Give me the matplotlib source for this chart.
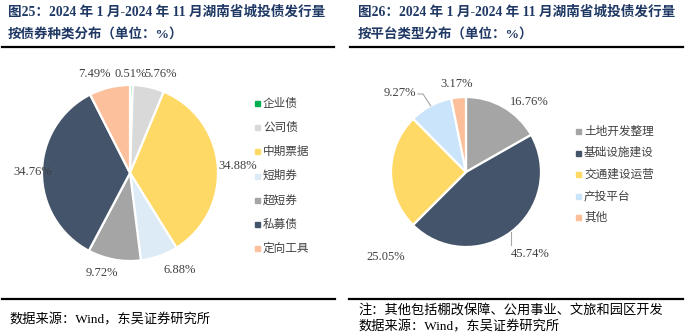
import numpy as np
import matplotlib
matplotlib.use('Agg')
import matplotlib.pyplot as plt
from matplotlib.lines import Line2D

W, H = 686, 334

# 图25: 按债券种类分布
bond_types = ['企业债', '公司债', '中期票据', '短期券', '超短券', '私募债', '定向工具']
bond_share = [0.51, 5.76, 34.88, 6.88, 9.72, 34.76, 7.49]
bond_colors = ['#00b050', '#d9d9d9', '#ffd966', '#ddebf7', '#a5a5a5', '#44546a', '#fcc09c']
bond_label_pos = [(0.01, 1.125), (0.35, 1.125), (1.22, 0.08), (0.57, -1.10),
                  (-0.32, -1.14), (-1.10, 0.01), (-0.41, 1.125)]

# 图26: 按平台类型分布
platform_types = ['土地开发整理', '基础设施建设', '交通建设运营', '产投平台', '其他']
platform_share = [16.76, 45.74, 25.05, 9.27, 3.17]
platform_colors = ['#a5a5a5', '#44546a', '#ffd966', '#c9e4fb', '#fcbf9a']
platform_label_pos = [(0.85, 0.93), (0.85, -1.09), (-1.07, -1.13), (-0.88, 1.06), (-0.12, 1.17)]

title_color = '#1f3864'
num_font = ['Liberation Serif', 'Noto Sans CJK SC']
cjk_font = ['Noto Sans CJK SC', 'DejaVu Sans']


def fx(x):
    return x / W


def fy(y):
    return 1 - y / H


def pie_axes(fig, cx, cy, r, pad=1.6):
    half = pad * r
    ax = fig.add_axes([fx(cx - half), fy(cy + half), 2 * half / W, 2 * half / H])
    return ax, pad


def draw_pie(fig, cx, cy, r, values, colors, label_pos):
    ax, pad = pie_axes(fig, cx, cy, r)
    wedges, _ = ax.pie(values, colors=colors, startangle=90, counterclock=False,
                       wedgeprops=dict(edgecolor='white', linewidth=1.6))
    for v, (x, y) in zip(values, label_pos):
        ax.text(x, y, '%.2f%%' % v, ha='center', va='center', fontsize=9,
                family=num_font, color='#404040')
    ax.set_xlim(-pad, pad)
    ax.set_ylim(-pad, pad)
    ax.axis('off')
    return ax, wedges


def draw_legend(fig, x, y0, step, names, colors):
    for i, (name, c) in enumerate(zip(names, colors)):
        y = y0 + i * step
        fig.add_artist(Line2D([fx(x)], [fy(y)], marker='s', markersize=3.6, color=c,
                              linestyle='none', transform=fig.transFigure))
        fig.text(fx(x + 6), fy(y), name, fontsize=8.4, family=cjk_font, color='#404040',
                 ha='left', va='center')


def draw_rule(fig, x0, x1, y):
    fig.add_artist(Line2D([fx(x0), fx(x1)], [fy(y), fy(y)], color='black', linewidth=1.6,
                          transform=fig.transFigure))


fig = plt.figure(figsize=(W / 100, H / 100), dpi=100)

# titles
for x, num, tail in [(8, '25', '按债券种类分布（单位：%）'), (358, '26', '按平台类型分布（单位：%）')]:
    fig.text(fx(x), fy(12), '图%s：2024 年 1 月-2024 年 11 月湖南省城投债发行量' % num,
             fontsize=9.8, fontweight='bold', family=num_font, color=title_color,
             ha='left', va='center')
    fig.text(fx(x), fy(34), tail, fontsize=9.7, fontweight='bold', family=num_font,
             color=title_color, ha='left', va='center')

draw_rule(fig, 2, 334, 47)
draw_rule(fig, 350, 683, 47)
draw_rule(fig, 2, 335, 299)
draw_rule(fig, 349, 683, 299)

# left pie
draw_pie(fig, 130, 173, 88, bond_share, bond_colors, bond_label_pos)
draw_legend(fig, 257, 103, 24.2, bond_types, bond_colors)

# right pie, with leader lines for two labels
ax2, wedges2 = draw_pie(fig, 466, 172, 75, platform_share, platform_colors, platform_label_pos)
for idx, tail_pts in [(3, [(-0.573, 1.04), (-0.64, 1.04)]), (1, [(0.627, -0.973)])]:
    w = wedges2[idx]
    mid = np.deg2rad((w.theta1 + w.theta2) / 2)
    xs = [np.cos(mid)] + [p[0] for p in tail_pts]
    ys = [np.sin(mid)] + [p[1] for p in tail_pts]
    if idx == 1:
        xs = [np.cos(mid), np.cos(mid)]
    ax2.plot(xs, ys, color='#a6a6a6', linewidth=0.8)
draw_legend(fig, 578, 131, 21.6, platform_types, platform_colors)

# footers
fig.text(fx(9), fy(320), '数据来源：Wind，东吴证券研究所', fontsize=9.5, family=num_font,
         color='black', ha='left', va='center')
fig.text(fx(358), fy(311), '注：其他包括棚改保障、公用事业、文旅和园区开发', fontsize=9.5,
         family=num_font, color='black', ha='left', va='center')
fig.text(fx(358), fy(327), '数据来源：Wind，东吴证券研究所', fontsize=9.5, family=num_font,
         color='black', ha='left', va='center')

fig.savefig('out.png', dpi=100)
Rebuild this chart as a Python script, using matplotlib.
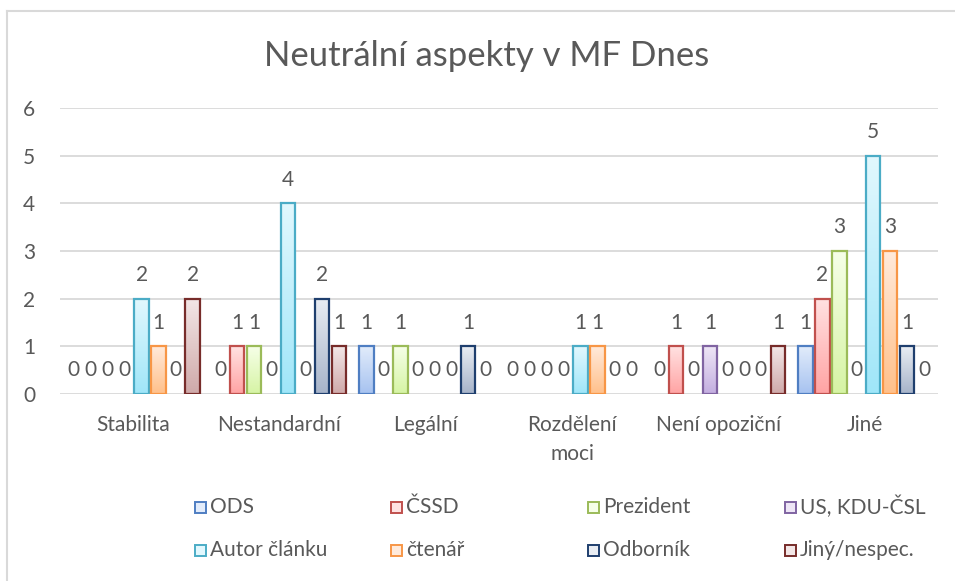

★ ★ ★ ★

*Written exercise*:
Copy the listing over exactly, skipping the pictures it holds.

*Result for this exercise*:
Give me the matplotlib source for this chart.
import numpy as np
import matplotlib
matplotlib.use('Agg')
import matplotlib.pyplot as plt
from matplotlib.lines import Line2D

W, H = 686, 334

# 图25: 按债券种类分布
bond_types = ['企业债', '公司债', '中期票据', '短期券', '超短券', '私募债', '定向工具']
bond_share = [0.51, 5.76, 34.88, 6.88, 9.72, 34.76, 7.49]
bond_colors = ['#00b050', '#d9d9d9', '#ffd966', '#ddebf7', '#a5a5a5', '#44546a', '#fcc09c']
bond_label_pos = [(0.01, 1.125), (0.35, 1.125), (1.22, 0.08), (0.57, -1.10),
                  (-0.32, -1.14), (-1.10, 0.01), (-0.41, 1.125)]

# 图26: 按平台类型分布
platform_types = ['土地开发整理', '基础设施建设', '交通建设运营', '产投平台', '其他']
platform_share = [16.76, 45.74, 25.05, 9.27, 3.17]
platform_colors = ['#a5a5a5', '#44546a', '#ffd966', '#c9e4fb', '#fcbf9a']
platform_label_pos = [(0.85, 0.93), (0.85, -1.09), (-1.07, -1.13), (-0.88, 1.06), (-0.12, 1.17)]

title_color = '#1f3864'
num_font = ['Liberation Serif', 'Noto Sans CJK SC']
cjk_font = ['Noto Sans CJK SC', 'DejaVu Sans']


def fx(x):
    return x / W


def fy(y):
    return 1 - y / H


def pie_axes(fig, cx, cy, r, pad=1.6):
    half = pad * r
    ax = fig.add_axes([fx(cx - half), fy(cy + half), 2 * half / W, 2 * half / H])
    return ax, pad


def draw_pie(fig, cx, cy, r, values, colors, label_pos):
    ax, pad = pie_axes(fig, cx, cy, r)
    wedges, _ = ax.pie(values, colors=colors, startangle=90, counterclock=False,
                       wedgeprops=dict(edgecolor='white', linewidth=1.6))
    for v, (x, y) in zip(values, label_pos):
        ax.text(x, y, '%.2f%%' % v, ha='center', va='center', fontsize=9,
                family=num_font, color='#404040')
    ax.set_xlim(-pad, pad)
    ax.set_ylim(-pad, pad)
    ax.axis('off')
    return ax, wedges


def draw_legend(fig, x, y0, step, names, colors):
    for i, (name, c) in enumerate(zip(names, colors)):
        y = y0 + i * step
        fig.add_artist(Line2D([fx(x)], [fy(y)], marker='s', markersize=3.6, color=c,
                              linestyle='none', transform=fig.transFigure))
        fig.text(fx(x + 6), fy(y), name, fontsize=8.4, family=cjk_font, color='#404040',
                 ha='left', va='center')


def draw_rule(fig, x0, x1, y):
    fig.add_artist(Line2D([fx(x0), fx(x1)], [fy(y), fy(y)], color='black', linewidth=1.6,
                          transform=fig.transFigure))


fig = plt.figure(figsize=(W / 100, H / 100), dpi=100)

# titles
for x, num, tail in [(8, '25', '按债券种类分布（单位：%）'), (358, '26', '按平台类型分布（单位：%）')]:
    fig.text(fx(x), fy(12), '图%s：2024 年 1 月-2024 年 11 月湖南省城投债发行量' % num,
             fontsize=9.8, fontweight='bold', family=num_font, color=title_color,
             ha='left', va='center')
    fig.text(fx(x), fy(34), tail, fontsize=9.7, fontweight='bold', family=num_font,
             color=title_color, ha='left', va='center')

draw_rule(fig, 2, 334, 47)
draw_rule(fig, 350, 683, 47)
draw_rule(fig, 2, 335, 299)
draw_rule(fig, 349, 683, 299)

# left pie
draw_pie(fig, 130, 173, 88, bond_share, bond_colors, bond_label_pos)
draw_legend(fig, 257, 103, 24.2, bond_types, bond_colors)

# right pie, with leader lines for two labels
ax2, wedges2 = draw_pie(fig, 466, 172, 75, platform_share, platform_colors, platform_label_pos)
for idx, tail_pts in [(3, [(-0.573, 1.04), (-0.64, 1.04)]), (1, [(0.627, -0.973)])]:
    w = wedges2[idx]
    mid = np.deg2rad((w.theta1 + w.theta2) / 2)
    xs = [np.cos(mid)] + [p[0] for p in tail_pts]
    ys = [np.sin(mid)] + [p[1] for p in tail_pts]
    if idx == 1:
        xs = [np.cos(mid), np.cos(mid)]
    ax2.plot(xs, ys, color='#a6a6a6', linewidth=0.8)
draw_legend(fig, 578, 131, 21.6, platform_types, platform_colors)

# footers
fig.text(fx(9), fy(320), '数据来源：Wind，东吴证券研究所', fontsize=9.5, family=num_font,
         color='black', ha='left', va='center')
fig.text(fx(358), fy(311), '注：其他包括棚改保障、公用事业、文旅和园区开发', fontsize=9.5,
         family=num_font, color='black', ha='left', va='center')
fig.text(fx(358), fy(327), '数据来源：Wind，东吴证券研究所', fontsize=9.5, family=num_font,
         color='black', ha='left', va='center')

fig.savefig('out.png', dpi=100)
Rebuild this chart as a Python script, using matplotlib.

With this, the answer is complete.